Beauty is all around us in vibrant colors and diverse cultures

#UpliftingMessage

 

Journalist, environmentalist, and former governor Tom McCall wrote, “Oregon is an inspiration. Whether you come to it, or are born to it, you become entranced by our state’s beauty, the opportunity she affords, and the independent spirit of her citizens.” He instituted cleaner air, a cleanup of the Willamette River, bottle recycling, and the public ownership of beaches. For Mcall, beauty and the public good are intertwined.

Preserving natural beauty is intrinsic to Oregon, revealed even in license plate backgrounds. Consider a fir tree between two mountain peaks, Crater Lake’s impossibly blue waters, the sun-dappled hills and vine rows of wine country, a rainbow-hued salmon making its way upstream, a mother gray whale and her calf cavorting in the coastal playground, Smokey the Bear reminding us to “keep Oregon green,” and an abstract color field representing our state’s vibrant and diverse culture.

License plates are reminders to engage seasonal beauty. Perhaps a drive out of the city to gawk as western larch trees turn bright yellow and orange before their needles drop. Aspen groves shimmering with gold, red, orange, and bright yellow. Shrubby vine maples with orange, yellow, and red huddle beneath enormous gold and yellow bigleaf maples. Set against the unchanging dark greens of Douglas firs, fall’s colors are even more striking.

While a drive is lovely, one finds beauty in the city, too.
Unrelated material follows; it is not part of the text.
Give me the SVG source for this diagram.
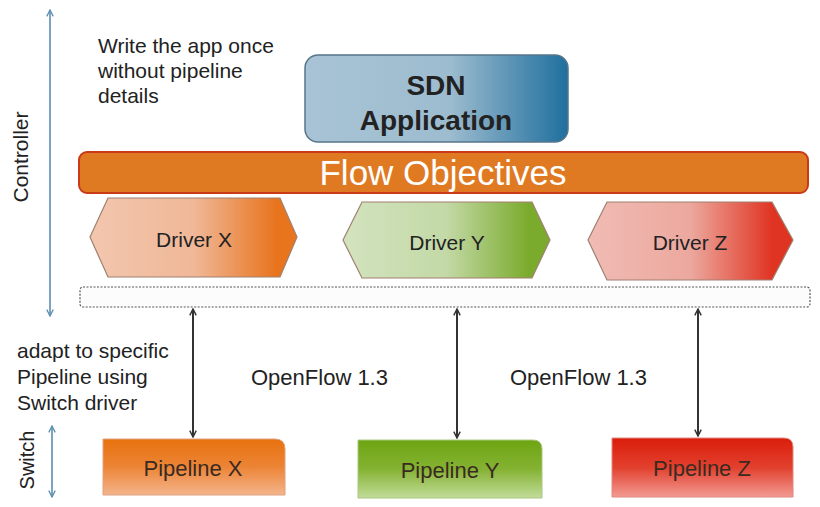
<svg xmlns="http://www.w3.org/2000/svg" width="820" height="507" viewBox="0 0 820 507">
<style>
text{font-family:"Liberation Sans",Arial,sans-serif;fill:#222}
.note{font-size:21px}
.drv{font-size:21px;text-anchor:middle}
.pl{font-size:22px;text-anchor:middle;fill:#3a2a20}
.axis{stroke:#5b8fb0;stroke-width:1.6;fill:none}
.conn{stroke:#333;stroke-width:2;fill:none}
.hex{stroke:#a08070;stroke-width:1.2}
</style>
<defs>
<marker id="ah" viewBox="0 0 10 10" refX="9" refY="5" markerWidth="8" markerHeight="8" orient="auto-start-reverse" markerUnits="userSpaceOnUse">
<path d="M1,1 L9,5 L1,9" fill="none" stroke="#333" stroke-width="1.8"/>
</marker>
<marker id="ab" viewBox="0 0 10 10" refX="9" refY="5" markerWidth="8" markerHeight="8" orient="auto-start-reverse" markerUnits="userSpaceOnUse">
<path d="M1,1 L9,5 L1,9" fill="none" stroke="#5b8fb0" stroke-width="1.6"/>
</marker>
<linearGradient id="gSdn" x1="0" y1="0" x2="1" y2="0">
<stop offset="0" stop-color="#a9c3d6"/><stop offset="0.55" stop-color="#9dbccf"/><stop offset="1" stop-color="#1f6f9e"/>
</linearGradient>
<linearGradient id="gDX" x1="0" y1="0" x2="1" y2="0">
<stop offset="0" stop-color="#f2c6ae"/><stop offset="0.5" stop-color="#f0b898"/><stop offset="0.9" stop-color="#e8741e"/><stop offset="1" stop-color="#e8741e"/>
</linearGradient>
<linearGradient id="gDY" x1="0" y1="0" x2="1" y2="0">
<stop offset="0" stop-color="#d3e3bf"/><stop offset="0.5" stop-color="#c3d9a6"/><stop offset="0.9" stop-color="#7aab2c"/><stop offset="1" stop-color="#7aab2c"/>
</linearGradient>
<linearGradient id="gDZ" x1="0" y1="0" x2="1" y2="0">
<stop offset="0" stop-color="#f0bcb4"/><stop offset="0.5" stop-color="#eca89e"/><stop offset="0.9" stop-color="#e03422"/><stop offset="1" stop-color="#e03422"/>
</linearGradient>
<linearGradient id="gPX" x1="0" y1="0" x2="0" y2="1">
<stop offset="0" stop-color="#e8720e"/><stop offset="0.5" stop-color="#ec8436"/><stop offset="1" stop-color="#f4b58c"/>
</linearGradient>
<linearGradient id="gPY" x1="0" y1="0" x2="0" y2="1">
<stop offset="0" stop-color="#6ea512"/><stop offset="0.5" stop-color="#84b232"/><stop offset="1" stop-color="#c2dc9a"/>
</linearGradient>
<linearGradient id="gPZ" x1="0" y1="0" x2="0" y2="1">
<stop offset="0" stop-color="#da1e0a"/><stop offset="0.5" stop-color="#e2402e"/><stop offset="1" stop-color="#f29a92"/>
</linearGradient>
</defs>

<g id="axis-controller">
<line class="axis" x1="50" y1="10" x2="50" y2="316" marker-start="url(#ab)" marker-end="url(#ab)"/>
<text x="28" y="157" font-size="21" text-anchor="middle" transform="rotate(-90 28 157)">Controller</text>
</g>
<g id="axis-switch">
<line class="axis" x1="52" y1="426" x2="52" y2="497" marker-start="url(#ab)" marker-end="url(#ab)"/>
<text x="34" y="460" font-size="20" text-anchor="middle" transform="rotate(-90 34 460)">Switch</text>
</g>

<g id="note-app">
<text class="note" x="98" y="53">Write the app once</text>
<text class="note" x="98" y="78">without pipeline</text>
<text class="note" x="98" y="103">details</text>
</g>
<g id="note-adapt">
<text class="note" x="17" y="358">adapt to specific</text>
<text class="note" x="17" y="384">Pipeline using</text>
<text class="note" x="17" y="410">Switch driver</text>
</g>

<g id="sdn-app">
<rect x="305" y="55" width="263" height="87" rx="13" fill="url(#gSdn)" stroke="#56768a" stroke-width="1.5"/>
<text x="436" y="95" font-size="28" font-weight="bold" text-anchor="middle" fill="#1a1a1a">SDN</text>
<text x="436" y="130" font-size="28" font-weight="bold" text-anchor="middle" fill="#1a1a1a">Application</text>
</g>

<g id="flow-objectives">
<rect x="79" y="152" width="729" height="41" rx="8" fill="#e07a22" stroke="#c83a18" stroke-width="2"/>
<text x="443" y="185" font-size="35" text-anchor="middle" style="fill:#fff">Flow Objectives</text>
</g>

<g id="driver-x">
<polygon class="hex" points="90,237 108,198 280,198 297,237 280,277 108,277" fill="url(#gDX)"/>
<text class="drv" x="194" y="247">Driver X</text>
</g>
<g id="driver-y">
<polygon class="hex" points="343,240 362,202 532,202 550,240 532,278 362,278" fill="url(#gDY)"/>
<text class="drv" x="447" y="250">Driver Y</text>
</g>
<g id="driver-z">
<polygon class="hex" points="588,240 607,202 772,202 793,240 772,280 607,280" fill="url(#gDZ)"/>
<text class="drv" x="690" y="250">Driver Z</text>
</g>

<g id="driver-layer">
<rect x="80" y="287" width="730" height="20" rx="3" fill="#fcfcfc" stroke="#555" stroke-width="1.2" stroke-dasharray="2,1.5"/>
</g>

<g id="pipeline-x">
<path d="M103,439 H275 Q285,439 285,449 V495 H103 Z" fill="url(#gPX)" stroke="#e0a080" stroke-width="1"/>
<text class="pl" x="193" y="476">Pipeline X</text>
</g>
<g id="pipeline-y">
<path d="M358,440 H533 Q542,440 542,449 V498 H358 Z" fill="url(#gPY)" stroke="#a8c880" stroke-width="1"/>
<text class="pl" x="450" y="478">Pipeline Y</text>
</g>
<g id="pipeline-z">
<path d="M612,438 H784 Q793,438 793,447 V497 H612 Z" fill="url(#gPZ)" stroke="#e08880" stroke-width="1"/>
<text class="pl" x="702" y="476">Pipeline Z</text>
</g>

<g id="connectors">
<line class="conn" x1="193" y1="309" x2="193" y2="437" marker-start="url(#ah)" marker-end="url(#ah)"/>
<line class="conn" x1="457" y1="309" x2="457" y2="438" marker-start="url(#ah)" marker-end="url(#ah)"/>
<line class="conn" x1="698" y1="309" x2="698" y2="436" marker-start="url(#ah)" marker-end="url(#ah)"/>
<text x="251" y="385" font-size="22">OpenFlow 1.3</text>
<text x="510" y="385" font-size="22">OpenFlow 1.3</text>
</g>
</svg>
Red maples display crimson, scarlet, orange, and pale yellow. Pacific dogwoods and Raywood ash light up with reddish purple and purple. Paperbark maples of orange and bright red compete with pin oaks of bronze and deep red. Red oaks parade shades from pinkish, russet, to bright red. Gingkos bedazzle with luminous golden-yellow.

  • Where do you find beauty in the vibrant colors and diverse cultures around us?
  • With whom will you share that inspiration to brighten eyes and improve lives?